Diario de una adolescente feliz.


Solo quedan dos días para que me operen. Supongo que debería estar preocupada, nerviosa…pero en lugar de eso, estoy preocupada porque no estoy preocupada. ¿Lo entendéis? No sé, es raro…
Tus amigos te visitan, tu familia te trata mejor que nunca y te regalan casi todo aquello que quieres (menos un unicornio de colorines…que estoy loca dicen…) La cosa parece que va bien, vaya. Pero entonces te ves en la camilla, y ahí no puedes hacer nada.
Todo va muy lento. Pones la televisión (que previamente has pagado), intentas verla pero entonces escuchas ruidos en el pasillo. Giro la cabeza, e intento ver quién es el afortunado que se marcha o el que lo será en un futuro pero que por ahora tiene residencia fija aquí. Y entonces veo a una niña. No llega a los 5 años.
-Cariño, tú no te pongas nerviosa, ¿vale? Mamá estará contigo siempre.
+Pero no quiero que me hagan nada…
Vi a una nena asustada, una niña que como yo estaba ahí sin quererlo. Se había caído por el columpio y eso dio lugar a un brazo roto. Entonces, me entraron unas ganas irrefrenables de llorar. No quería convertirme en una anciana de estas que están en el hospital, que se conocen todas sus esquinas y que dan consejos sobre la comida, o sobre los médicos…puf! Como las odio. Y canté. Solo podía hacer eso, teniendo en cuenta que no me podía mover de la camilla (ni siquiera para ir al aseo)  La nena, al escuchar mi voz, entró a la habitación y se quedó mirándome fijamente.
-¿Te sabes alguna canción?, le pregunté.
+Sí. Me gusta mucho la canción de Justin Bieber.
Me cago en la pena negra…¿de verdad tenía que cantar eso? Pues sí hamijos midos, lo hice.

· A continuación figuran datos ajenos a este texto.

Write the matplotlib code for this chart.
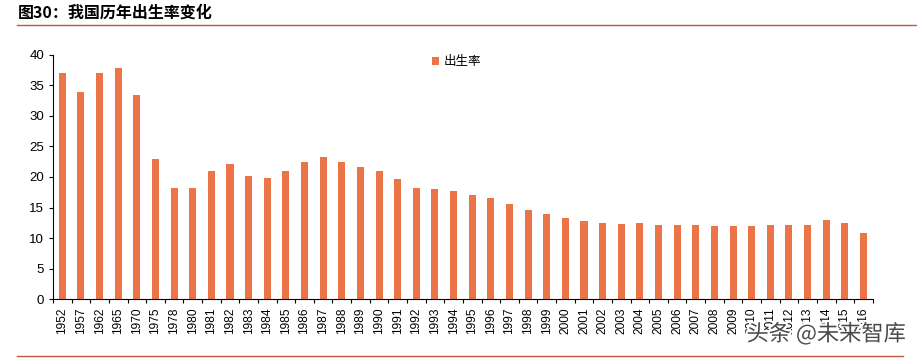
import matplotlib.pyplot as plt
import matplotlib.patheffects as pe
import numpy as np

plt.rcParams['font.family'] = ['Liberation Sans', 'Noto Sans CJK SC', 'DejaVu Sans']

# 年份与出生率（‰）
years = ['1952', '1957', '1962', '1965', '1970', '1975', '1978', '1980',
         '1981', '1982', '1983', '1984', '1985', '1986', '1987', '1988',
         '1989', '1990', '1991', '1992', '1993', '1994', '1995', '1996',
         '1997', '1998', '1999', '2000', '2001', '2002', '2003', '2004',
         '2005', '2006', '2007', '2008', '2009', '2010', '2011', '2012',
         '2013', '2014', '2015', '2016']
birth_rate = [37.0, 34.0, 37.0, 37.9, 33.5, 23.0, 18.25, 18.2,
              20.9, 22.2, 20.2, 19.9, 21.0, 22.4, 23.3, 22.4,
              21.6, 21.0, 19.7, 18.2, 18.0, 17.7, 17.0, 16.6,
              15.6, 14.6, 14.0, 13.3, 12.8, 12.4, 12.3, 12.4,
              12.1, 12.1, 12.1, 11.9, 11.9, 11.9, 12.1, 12.1,
              12.1, 13.0, 12.4, 10.9]

bar_color = '#EC7449'
line_color = '#B8593E'

fig = plt.figure(figsize=(9.17, 3.59), dpi=100)
ax = fig.add_axes([0.0578, 0.167, 0.894, 0.68])

x = np.arange(len(years))
ax.bar(x, birth_rate, width=0.38, color=bar_color, label='出生率', zorder=2)

ax.set_xlim(-0.5, len(years) - 0.5)
ax.set_ylim(0, 40)
ax.set_yticks(range(0, 41, 5))
ax.tick_params(axis='y', labelsize=9.5, length=3, direction='out', width=0.8)

# 类别刻度画在柱子之间，标签在中间
ax.set_xticks(x)
ax.set_xticklabels(years, rotation=90, fontsize=8.6)
ax.tick_params(axis='x', which='major', length=0, pad=6)
ax.set_xticks(np.arange(-0.5, len(years), 1), minor=True)
ax.tick_params(axis='x', which='minor', length=3, direction='out', width=0.8)

for s in ['top', 'right']:
    ax.spines[s].set_visible(False)
ax.spines['left'].set_linewidth(0.8)
ax.spines['bottom'].set_linewidth(0.8)

ax.legend(loc='upper left', bbox_to_anchor=(0.448, 1.045), frameon=False,
          handlelength=0.6, handleheight=0.6, handletextpad=0.4,
          prop={'family': ['Noto Sans CJK SC'], 'size': 9})

# 标题和上下分割线
fig.text(0.019, 0.965, '图30：我国历年出生率变化', fontsize=11.5, fontweight='bold',
         family=['Noto Sans CJK SC'], va='center', ha='left')
fig.add_artist(plt.Line2D([0.019, 1.0], [0.930, 0.930], color=line_color, lw=1.0))
fig.add_artist(plt.Line2D([0.019, 0.985], [0.008, 0.008], color=line_color, lw=1.0))

# 水印
fig.text(0.988, 0.07, '头条 @未来智库', fontsize=16, color='#4a4a4a',
         family=['Noto Sans CJK SC'], ha='right', va='center',
         path_effects=[pe.withStroke(linewidth=3, foreground='white')])

fig.savefig('out.png', dpi=100)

Pero no por mí, sino por esa niña. En cuánto acabé de cantar, esa pequeña cosita, esa nena que hace unos momentos estaba llorando…ahora sonreía. Y sonreía de una forma muy natural e inocente.
Justo entonces apagué la televisión. ¿Para qué la quería?¿Para despistarme de la dulzura que desprendía esa  pequeña criatura?
-Gracias-me dijo la niña.
+No me las des, ya que estamos aquí intentemos pasarlo bien. Me alegro de haberte sacado una sonrisa, por pequeña que sea.
-jajaja, eres muy simpática. Mañana vendré a verte.
+Espero que no, eso significará que ya estás buena, que te puedes ir a casa a jugar con tus muñecas.
Al día siguiente no venía nadie a mi habitación. Estaba feliz y triste a la vez porque la pequeña no venía. Ya no estaba conmigo en la habitación cantando.
Tenía pensado dormir la siesta, porque después de 7 horas en quirófano la gente se cansa y eso…Pero entonces, se me quitaron todas las ganas de  dormir. Allí estaba, Abril, la pequeña que ahora había conseguido sacarme a mí una gran sonrisa. Venía con su casita de muñecas dispuesta a compartirlas conmigo. Solo le puse una condición. No más Justin Bieber, por favor. La pequeña sonrió, se sonrojó y mirándome a los ojos me dijo: Lo que tú digas, amiga.